NYT: Sears facing its final days
The Chicago-based mail-order phenomenon founded by Richard Sears and Alvah Roebuck in 1892 that grew to be the largest retailer in the United States is about to fade from the scene, according to one of the nation’s leading newspapers.
In a piece titled “Why Sears’s Last Great Hope Was a Promise That Never Materialized,” the New York Times reported that Seritage Growth Properties — the real estate investment trust founded by Edward Lampert to derive value from of Sears’s vast retail real estate holdings — is offloading the last of its assets to pay down a $1.6 billion term loan from Berkshire Hathaway.
“The goal is to sell the remaining Seritage assets as quickly and profitably as possible, but we are also very open to an alternative transaction that could enhance shareholder value,” Adam Metz, chief executive of Seritage, told the Times.

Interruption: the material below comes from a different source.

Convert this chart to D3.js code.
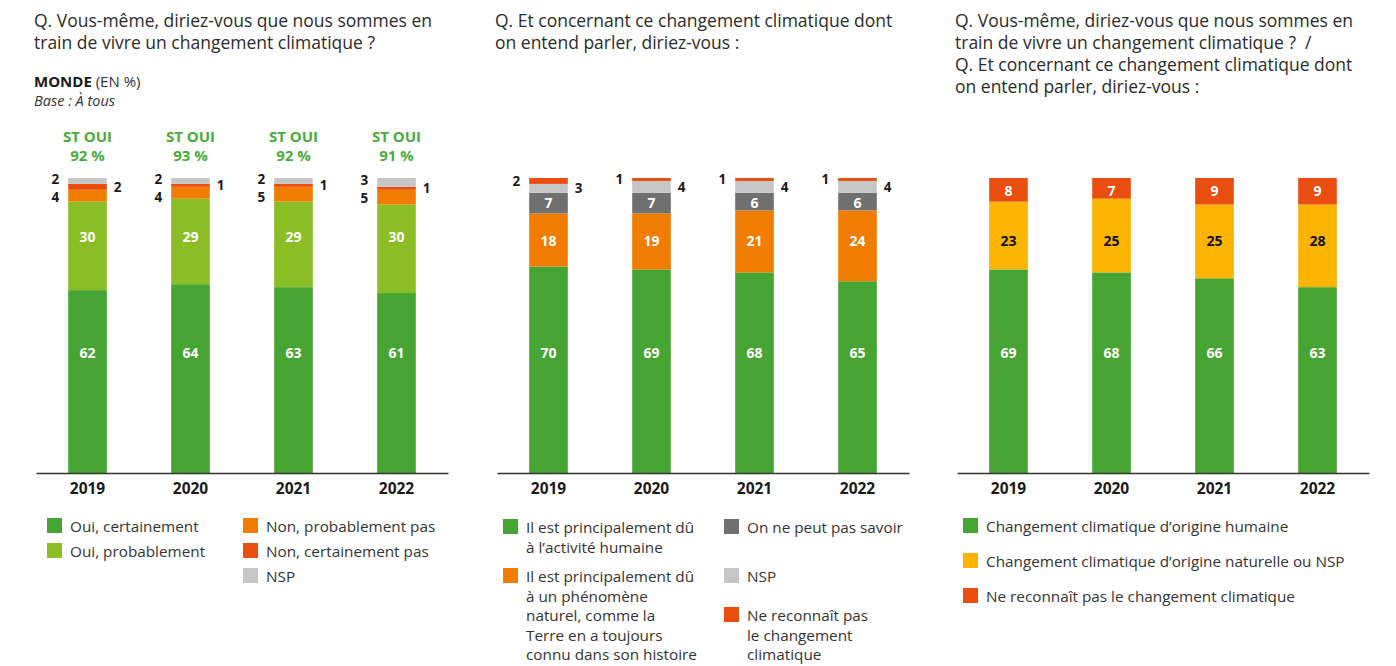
<!DOCTYPE html>
<html>
<head>
<meta charset="utf-8">
<script src="https://cdn.jsdelivr.net/npm/d3@7"></script>
<style>
  body { margin: 0; background: #fff; }
  svg { font-family: "Open Sans", sans-serif; }
</style>
</head>
<body>
<script>
// data
const years = ["2019", "2020", "2021", "2022"];

// panel 1 : vivre un changement climatique ?
const ouiCertainement = [62, 64, 63, 61];
const ouiProbablement = [30, 29, 29, 30];
const nonProbablement = [4, 4, 5, 5];
const nonCertainement = [2, 1, 1, 1];
const nspVivre = [2, 2, 2, 3];
const stOui = [92, 93, 92, 91];

// panel 2 : origine du changement
const activiteHumaine = [70, 69, 68, 65];
const phenomeneNaturel = [18, 19, 21, 24];
const peutPasSavoir = [7, 7, 6, 6];
const nspOrigine = [3, 4, 4, 4];
const neReconnaitPas = [2, 1, 1, 1];

// panel 3 : combinaison
const origineHumaine = [69, 68, 66, 63];
const origineNaturelleNsp = [23, 25, 25, 28];
const neReconnaitPasCombi = [8, 7, 9, 9];

const C = {
  green: "#46a532",
  light: "#8bbd25",
  orange: "#f07c00",
  red: "#e94e0f",
  grey: "#c6c6c6",
  dark: "#707070",
  yellow: "#fcb400"
};

const svgWidth = 1396, svgHeight = 666;
const plotTop = 178, plotBottom = 473, axisWidth = 412;

const svg = d3.select("body").append("svg")
  .attr("width", svgWidth)
  .attr("height", svgHeight);

const y = d3.scaleLinear().domain([0, 100]).range([plotBottom, plotTop]);

// series listed bottom -> top ; label: in (fixed level in %), left, right
const panels = [
  {
    x0: 36,
    title: ["Q. Vous-même, diriez-vous que nous sommes en", "train de vivre un changement climatique ?"],
    series: [
      { values: ouiCertainement, color: C.green, label: "in", at: 40.5, fill: "#fff" },
      { values: ouiProbablement, color: C.light, label: "in", at: 80, fill: "#fff" },
      { values: nonProbablement, color: C.orange, label: "left" },
      { values: nonCertainement, color: C.red, label: "right" },
      { values: nspVivre, color: C.grey, label: "left" }
    ],
    legend: [
      { text: ["Oui, certainement"], color: C.green, x: 47, y: 518 },
      { text: ["Oui, probablement"], color: C.light, x: 47, y: 543 },
      { text: ["Non, probablement pas"], color: C.orange, x: 243, y: 518 },
      { text: ["Non, certainement pas"], color: C.red, x: 243, y: 543 },
      { text: ["NSP"], color: C.grey, x: 243, y: 568 }
    ]
  },
  {
    x0: 497,
    title: ["Q. Et concernant ce changement climatique dont", "on entend parler, diriez-vous :"],
    series: [
      { values: activiteHumaine, color: C.green, label: "in", at: 40.5, fill: "#fff" },
      { values: phenomeneNaturel, color: C.orange, label: "in", at: 78.5, fill: "#fff" },
      { values: peutPasSavoir, color: C.dark, label: "in", at: 91.5, fill: "#fff" },
      { values: nspOrigine, color: C.grey, label: "right" },
      { values: neReconnaitPas, color: C.red, label: "left" }
    ],
    legend: [
      { text: ["Il est principalement dû", "à l’activité humaine"], color: C.green, x: 503, y: 519 },
      { text: ["Il est principalement dû", "à un phénomène", "naturel, comme la", "Terre en a toujours", "connu dans son histoire"], color: C.orange, x: 503, y: 568 },
      { text: ["On ne peut pas savoir"], color: C.dark, x: 724, y: 519 },
      { text: ["NSP"], color: C.grey, x: 724, y: 568 },
      { text: ["Ne reconnaît pas", "le changement", "climatique"], color: C.red, x: 724, y: 607 }
    ]
  },
  {
    x0: 957,
    title: ["Q. Vous-même, diriez-vous que nous sommes en", "train de vivre un changement climatique ? \u00a0/",
            "Q. Et concernant ce changement climatique dont", "on entend parler, diriez-vous :"],
    series: [
      { values: origineHumaine, color: C.green, label: "in", at: 40.5, fill: "#fff" },
      { values: origineNaturelleNsp, color: C.yellow, label: "in", at: 78.5, fill: "#111" },
      { values: neReconnaitPasCombi, color: C.red, label: "in", at: 95.5, fill: "#fff" }
    ],
    legend: [
      { text: ["Changement climatique d’origine humaine"], color: C.green, x: 963, y: 518 },
      { text: ["Changement climatique d’origine naturelle ou NSP"], color: C.yellow, x: 963, y: 553 },
      { text: ["Ne reconnaît pas le changement climatique"], color: C.red, x: 963, y: 588 }
    ]
  }
];

panels.forEach((p, pi) => {
  const g = svg.append("g");

  // title
  g.append("text")
    .attr("x", p.x0 - 2)
    .attr("y", 27)
    .attr("font-size", 17.5)
    .attr("fill", "#2b2b2b")
    .selectAll("tspan")
    .data(p.title)
    .join("tspan")
    .attr("x", p.x0 - 2)
    .attr("dy", (d, i) => i ? 22 : 0)
    .text(d => d);

  const x = d3.scaleBand()
    .domain(years)
    .range([p.x0, p.x0 + axisWidth])
    .paddingInner(0.625)
    .paddingOuter(0.3125);
  const bw = x.bandwidth();

  // stack
  const rows = years.map((yr, i) => {
    const r = { year: yr };
    p.series.forEach((s, k) => r["s" + k] = s.values[i]);
    return r;
  });
  const keys = p.series.map((s, k) => "s" + k);
  const stacked = d3.stack().keys(keys)(rows);

  stacked.forEach((layer, k) => {
    g.append("g").selectAll("rect")
      .data(layer)
      .join("rect")
      .attr("x", d => x(d.data.year))
      .attr("width", bw)
      .attr("y", d => y(d[1]))
      .attr("height", d => y(d[0]) - y(d[1]))
      .attr("fill", p.series[k].color);
  });

  // outside labels: segment middle, spread apart when two share a side
  const outside = [];
  ["left", "right"].forEach(side => {
    years.forEach((yr, i) => {
      const ks = d3.range(p.series.length).reverse().filter(k => p.series[k].label === side);
      let prev = -Infinity;
      ks.forEach((k, j) => {
        const d = stacked[k][i];
        let ly = y((d[0] + d[1]) / 2);
        if (ks.length > 1 && j === 0) ly -= 2;
        ly = Math.max(ly, prev + 18);
        prev = ly;
        outside.push({ side, year: yr, y: ly, v: p.series[k].values[i] });
      });
    });
  });

  g.append("g").selectAll("text")
    .data(outside)
    .join("text")
    .attr("x", d => d.side === "left" ? x(d.year) - 9 : x(d.year) + bw + 7)
    .attr("y", d => d.y)
    .attr("dy", "0.35em")
    .attr("text-anchor", d => d.side === "left" ? "end" : "start")
    .attr("font-size", 13.5)
    .attr("font-weight", 700)
    .attr("fill", "#1a1a1a")
    .text(d => d.v);

  // inside labels
  stacked.forEach((layer, k) => {
    const s = p.series[k];
    if (s.label !== "in") return;
    g.append("g").selectAll("text")
      .data(layer)
      .join("text")
      .attr("x", d => x(d.data.year) + bw / 2)
      .attr("y", y(s.at))
      .attr("dy", "0.35em")
      .attr("text-anchor", "middle")
      .attr("font-size", 14)
      .attr("font-weight", 700)
      .attr("fill", s.fill)
      .text((d, i) => s.values[i]);
  });

  // axis
  const axis = g.append("g")
    .attr("transform", `translate(0,${plotBottom})`)
    .call(d3.axisBottom(x).tickSize(0).tickSizeOuter(0).tickPadding(10));
  axis.select(".domain").attr("stroke", "#333").attr("stroke-width", 1.5);
  axis.selectAll("text")
    .attr("font-family", "Open Sans, sans-serif")
    .attr("font-size", 15.5)
    .attr("font-weight", 700)
    .attr("fill", "#1a1a1a");

  // legend
  const leg = g.append("g").selectAll("g")
    .data(p.legend)
    .join("g")
    .attr("transform", d => `translate(${d.x},${d.y})`);
  leg.append("rect")
    .attr("width", 15)
    .attr("height", 15)
    .attr("fill", d => d.color);
  leg.append("text")
    .attr("font-size", 15.3)
    .attr("fill", "#333")
    .selectAll("tspan")
    .data(d => d.text)
    .join("tspan")
    .attr("x", 23)
    .attr("y", (d, i) => 14 + i * 19.5)
    .text(d => d);

  if (pi === 0) {
    // header under title
    const h = g.append("text").attr("x", p.x0 - 2).attr("y", 87).attr("font-size", 15).attr("fill", "#333");
    h.append("tspan").attr("font-weight", 700).attr("fill", "#1a1a1a").text("MONDE");
    h.append("tspan").text(" (EN %)");
    g.append("text").attr("x", p.x0 - 2).attr("y", 106).attr("font-size", 14.5)
      .attr("font-style", "italic").attr("fill", "#333").text("Base : À tous");

    // ST OUI
    const st = g.append("g").selectAll("text")
      .data(years)
      .join("text")
      .attr("text-anchor", "middle")
      .attr("font-size", 15)
      .attr("font-weight", 700)
      .attr("fill", "#4aab3c");
    st.append("tspan").attr("x", d => x(d) + bw / 2).attr("y", 142).text("ST OUI");
    st.append("tspan").attr("x", d => x(d) + bw / 2).attr("y", 161).text((d, i) => stOui[i] + " %");
  }
});
</script>
</body>
</html>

Sears owned most of its 3,400-plus stores when Lampert bought it out of bankruptcy in 2003 with the goal of repurposing the chain’s vast property holdings. Within a decade of Seritage’s purchase of Sears, its sales had dropped off markedly and Lampert sold hundreds of stores to Seritage.
In the first years of Seritage’s formation, the fund’s shares sold for more than $50. Today, they are trading at $4, reported the Times.
Lampert installed himself as Sears’s chief executive while remaining as the chairman of Seritage. This arrangement put him on both sides of the Seritage transactions and generated lawsuits filed by Sear’s creditors after the company filed for bankruptcy.
Sears’s standing, meanwhile, was aggressively hobbled by the expansion of big box retailers such as Walmart and Home Depot, as well as the flourishing outbreak of online shopping. Lampert countered with a strategy to compete with Amazon, but Sears’s longtime customer base still preferred shopping in person, according to the Times.
In 2018, Sears filed for bankruptcy with more than $11 billion in losses and just 700 stores remaining in place.
In recent years, with available retail space at an all-time low, Seritage sought to take advantage of higher real estate values for its properties. But the plan didn’t pan out for the REIT.
“By the time Seritage got started, it was a decade too late to extract the most value possible for these assets,” said Brandon Svec, the national director of analytics for the real estate information provider CoStar.